(Figure scripts)
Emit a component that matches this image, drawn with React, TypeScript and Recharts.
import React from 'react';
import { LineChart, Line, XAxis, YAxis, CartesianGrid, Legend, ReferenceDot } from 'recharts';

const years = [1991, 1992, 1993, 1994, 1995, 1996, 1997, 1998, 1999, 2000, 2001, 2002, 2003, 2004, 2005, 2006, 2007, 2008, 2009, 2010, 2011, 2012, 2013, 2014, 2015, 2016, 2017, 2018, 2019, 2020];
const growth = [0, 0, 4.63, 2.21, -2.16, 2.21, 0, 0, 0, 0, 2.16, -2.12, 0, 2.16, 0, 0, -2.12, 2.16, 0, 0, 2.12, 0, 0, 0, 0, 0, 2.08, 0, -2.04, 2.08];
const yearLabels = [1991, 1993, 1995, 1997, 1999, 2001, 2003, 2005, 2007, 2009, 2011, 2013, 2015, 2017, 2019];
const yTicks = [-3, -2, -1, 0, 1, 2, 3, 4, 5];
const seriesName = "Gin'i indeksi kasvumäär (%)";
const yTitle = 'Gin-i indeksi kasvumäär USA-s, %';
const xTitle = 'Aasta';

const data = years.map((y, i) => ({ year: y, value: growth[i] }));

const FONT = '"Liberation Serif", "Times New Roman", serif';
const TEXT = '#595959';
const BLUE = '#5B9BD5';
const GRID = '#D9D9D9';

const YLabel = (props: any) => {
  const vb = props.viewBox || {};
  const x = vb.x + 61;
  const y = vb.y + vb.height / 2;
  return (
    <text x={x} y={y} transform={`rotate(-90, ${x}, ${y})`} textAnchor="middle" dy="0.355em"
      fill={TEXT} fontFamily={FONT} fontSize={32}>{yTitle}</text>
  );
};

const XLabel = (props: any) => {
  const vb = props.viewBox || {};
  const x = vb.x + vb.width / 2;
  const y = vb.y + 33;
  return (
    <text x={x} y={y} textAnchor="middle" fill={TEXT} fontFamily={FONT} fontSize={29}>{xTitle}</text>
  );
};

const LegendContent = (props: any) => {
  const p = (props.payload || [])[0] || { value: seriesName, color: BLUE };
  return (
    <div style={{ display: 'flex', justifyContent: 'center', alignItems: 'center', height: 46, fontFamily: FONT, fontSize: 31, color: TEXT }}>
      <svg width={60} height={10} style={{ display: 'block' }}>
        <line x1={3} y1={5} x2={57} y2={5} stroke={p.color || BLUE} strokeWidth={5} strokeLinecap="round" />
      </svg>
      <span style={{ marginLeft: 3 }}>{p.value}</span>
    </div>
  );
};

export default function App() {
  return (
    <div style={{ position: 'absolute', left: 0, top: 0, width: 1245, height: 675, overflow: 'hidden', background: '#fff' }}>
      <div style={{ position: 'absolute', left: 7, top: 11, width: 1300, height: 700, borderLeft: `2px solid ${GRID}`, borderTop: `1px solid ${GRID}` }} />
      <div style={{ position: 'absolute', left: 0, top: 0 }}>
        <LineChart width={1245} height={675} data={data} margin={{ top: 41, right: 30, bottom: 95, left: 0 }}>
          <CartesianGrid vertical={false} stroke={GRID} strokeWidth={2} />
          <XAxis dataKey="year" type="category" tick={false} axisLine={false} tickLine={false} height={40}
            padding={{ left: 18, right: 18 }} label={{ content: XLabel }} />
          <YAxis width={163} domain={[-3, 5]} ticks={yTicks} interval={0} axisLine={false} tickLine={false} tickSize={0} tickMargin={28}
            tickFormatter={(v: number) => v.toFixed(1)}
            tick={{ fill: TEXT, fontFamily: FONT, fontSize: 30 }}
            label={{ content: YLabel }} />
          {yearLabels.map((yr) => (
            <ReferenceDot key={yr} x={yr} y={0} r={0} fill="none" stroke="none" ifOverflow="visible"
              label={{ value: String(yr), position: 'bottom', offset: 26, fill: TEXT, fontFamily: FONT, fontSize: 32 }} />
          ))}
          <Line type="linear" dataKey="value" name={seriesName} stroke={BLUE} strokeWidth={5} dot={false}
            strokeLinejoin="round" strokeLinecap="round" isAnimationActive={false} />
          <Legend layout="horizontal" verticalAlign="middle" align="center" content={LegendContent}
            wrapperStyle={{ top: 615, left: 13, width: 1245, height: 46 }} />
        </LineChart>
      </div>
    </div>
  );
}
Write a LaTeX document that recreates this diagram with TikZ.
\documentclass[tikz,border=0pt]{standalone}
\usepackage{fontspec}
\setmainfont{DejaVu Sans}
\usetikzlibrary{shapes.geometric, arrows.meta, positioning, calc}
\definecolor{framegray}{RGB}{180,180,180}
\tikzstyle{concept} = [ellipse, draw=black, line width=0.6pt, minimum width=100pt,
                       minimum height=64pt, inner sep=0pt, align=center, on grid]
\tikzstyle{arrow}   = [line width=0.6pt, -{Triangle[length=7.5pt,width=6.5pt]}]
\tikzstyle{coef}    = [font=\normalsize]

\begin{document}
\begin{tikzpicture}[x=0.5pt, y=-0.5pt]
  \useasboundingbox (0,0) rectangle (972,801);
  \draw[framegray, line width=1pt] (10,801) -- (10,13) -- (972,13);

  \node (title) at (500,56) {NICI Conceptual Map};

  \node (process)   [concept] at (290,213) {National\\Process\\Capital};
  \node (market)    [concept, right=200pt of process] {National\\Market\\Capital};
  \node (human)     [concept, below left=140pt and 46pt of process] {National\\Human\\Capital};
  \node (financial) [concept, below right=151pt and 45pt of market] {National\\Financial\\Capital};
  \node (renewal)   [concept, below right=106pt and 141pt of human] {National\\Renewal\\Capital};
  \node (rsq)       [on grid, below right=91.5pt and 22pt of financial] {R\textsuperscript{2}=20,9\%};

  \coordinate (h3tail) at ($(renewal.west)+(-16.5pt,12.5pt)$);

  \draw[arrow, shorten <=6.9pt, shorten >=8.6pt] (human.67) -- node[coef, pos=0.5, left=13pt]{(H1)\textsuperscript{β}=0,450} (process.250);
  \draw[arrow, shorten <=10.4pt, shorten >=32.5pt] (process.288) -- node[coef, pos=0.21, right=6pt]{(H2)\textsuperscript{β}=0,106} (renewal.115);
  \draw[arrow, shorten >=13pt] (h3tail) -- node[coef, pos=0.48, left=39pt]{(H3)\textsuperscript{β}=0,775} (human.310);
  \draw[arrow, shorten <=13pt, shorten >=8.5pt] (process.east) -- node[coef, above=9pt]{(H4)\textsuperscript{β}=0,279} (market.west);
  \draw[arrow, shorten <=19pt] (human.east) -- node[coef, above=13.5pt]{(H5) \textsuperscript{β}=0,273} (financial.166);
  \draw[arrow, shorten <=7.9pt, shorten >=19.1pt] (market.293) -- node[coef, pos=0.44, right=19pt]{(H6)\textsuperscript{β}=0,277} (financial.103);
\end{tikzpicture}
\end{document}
==
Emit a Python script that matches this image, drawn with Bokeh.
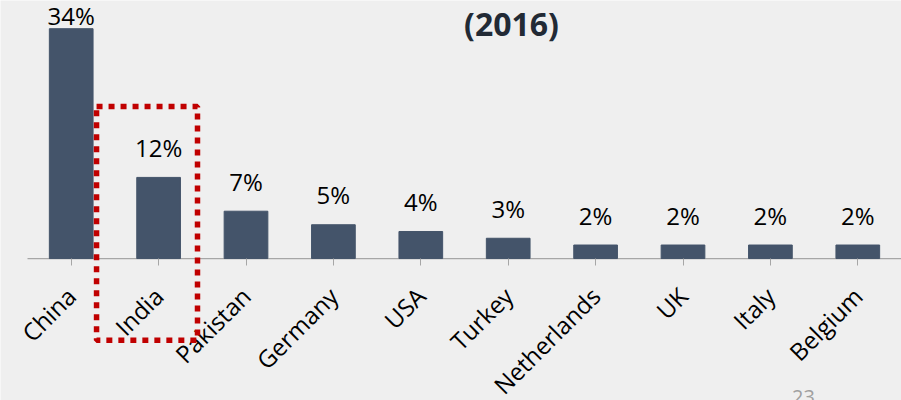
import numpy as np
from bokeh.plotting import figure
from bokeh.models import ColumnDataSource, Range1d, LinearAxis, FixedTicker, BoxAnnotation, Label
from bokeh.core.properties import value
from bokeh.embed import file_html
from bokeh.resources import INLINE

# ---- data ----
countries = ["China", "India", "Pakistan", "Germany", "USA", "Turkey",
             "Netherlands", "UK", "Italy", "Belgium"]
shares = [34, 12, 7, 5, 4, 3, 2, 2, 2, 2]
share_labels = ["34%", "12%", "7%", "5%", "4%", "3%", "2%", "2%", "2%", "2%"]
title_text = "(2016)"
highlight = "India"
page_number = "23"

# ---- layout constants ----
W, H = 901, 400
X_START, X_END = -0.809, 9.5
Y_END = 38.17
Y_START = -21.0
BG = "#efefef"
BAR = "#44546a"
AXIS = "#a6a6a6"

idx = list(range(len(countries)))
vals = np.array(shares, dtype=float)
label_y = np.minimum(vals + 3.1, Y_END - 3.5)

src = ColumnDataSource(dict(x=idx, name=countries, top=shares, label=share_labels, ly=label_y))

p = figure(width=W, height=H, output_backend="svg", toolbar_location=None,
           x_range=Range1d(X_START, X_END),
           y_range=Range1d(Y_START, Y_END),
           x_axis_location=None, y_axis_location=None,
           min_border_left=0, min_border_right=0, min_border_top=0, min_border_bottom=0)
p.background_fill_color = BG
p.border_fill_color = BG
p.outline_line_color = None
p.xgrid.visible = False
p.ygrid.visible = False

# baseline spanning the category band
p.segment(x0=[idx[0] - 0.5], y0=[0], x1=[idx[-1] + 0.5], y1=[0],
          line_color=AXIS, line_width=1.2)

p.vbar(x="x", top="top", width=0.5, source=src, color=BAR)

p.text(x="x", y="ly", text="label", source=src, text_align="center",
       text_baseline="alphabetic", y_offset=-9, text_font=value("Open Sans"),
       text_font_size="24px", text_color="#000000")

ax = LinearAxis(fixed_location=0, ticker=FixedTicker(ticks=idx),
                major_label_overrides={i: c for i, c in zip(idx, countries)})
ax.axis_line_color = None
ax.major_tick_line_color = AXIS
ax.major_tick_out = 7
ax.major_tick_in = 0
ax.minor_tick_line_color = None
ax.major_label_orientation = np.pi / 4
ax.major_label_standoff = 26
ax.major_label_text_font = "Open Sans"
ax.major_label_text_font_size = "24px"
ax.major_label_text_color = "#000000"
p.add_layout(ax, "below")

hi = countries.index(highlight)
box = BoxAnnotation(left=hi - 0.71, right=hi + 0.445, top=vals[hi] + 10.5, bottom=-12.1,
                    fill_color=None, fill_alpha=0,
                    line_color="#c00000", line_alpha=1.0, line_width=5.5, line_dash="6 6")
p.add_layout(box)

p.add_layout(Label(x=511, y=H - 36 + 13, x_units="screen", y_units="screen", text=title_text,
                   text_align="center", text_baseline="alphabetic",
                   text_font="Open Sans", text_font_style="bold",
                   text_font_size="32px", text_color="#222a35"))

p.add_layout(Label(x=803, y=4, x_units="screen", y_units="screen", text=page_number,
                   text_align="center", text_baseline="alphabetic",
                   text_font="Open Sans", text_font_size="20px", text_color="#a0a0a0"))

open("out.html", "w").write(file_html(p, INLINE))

> _Your task_
Exactly the lines from the line with "Emit a component" to the line with "CartesianGrid, Legend, ReferenceDot", both included, are to be extracted, and no others.

> _Result of the exercise_
Emit a component that matches this image, drawn with React, TypeScript and Recharts.
import React from 'react';
import { LineChart, Line, XAxis, YAxis, CartesianGrid, Legend, ReferenceDot } from 'recharts';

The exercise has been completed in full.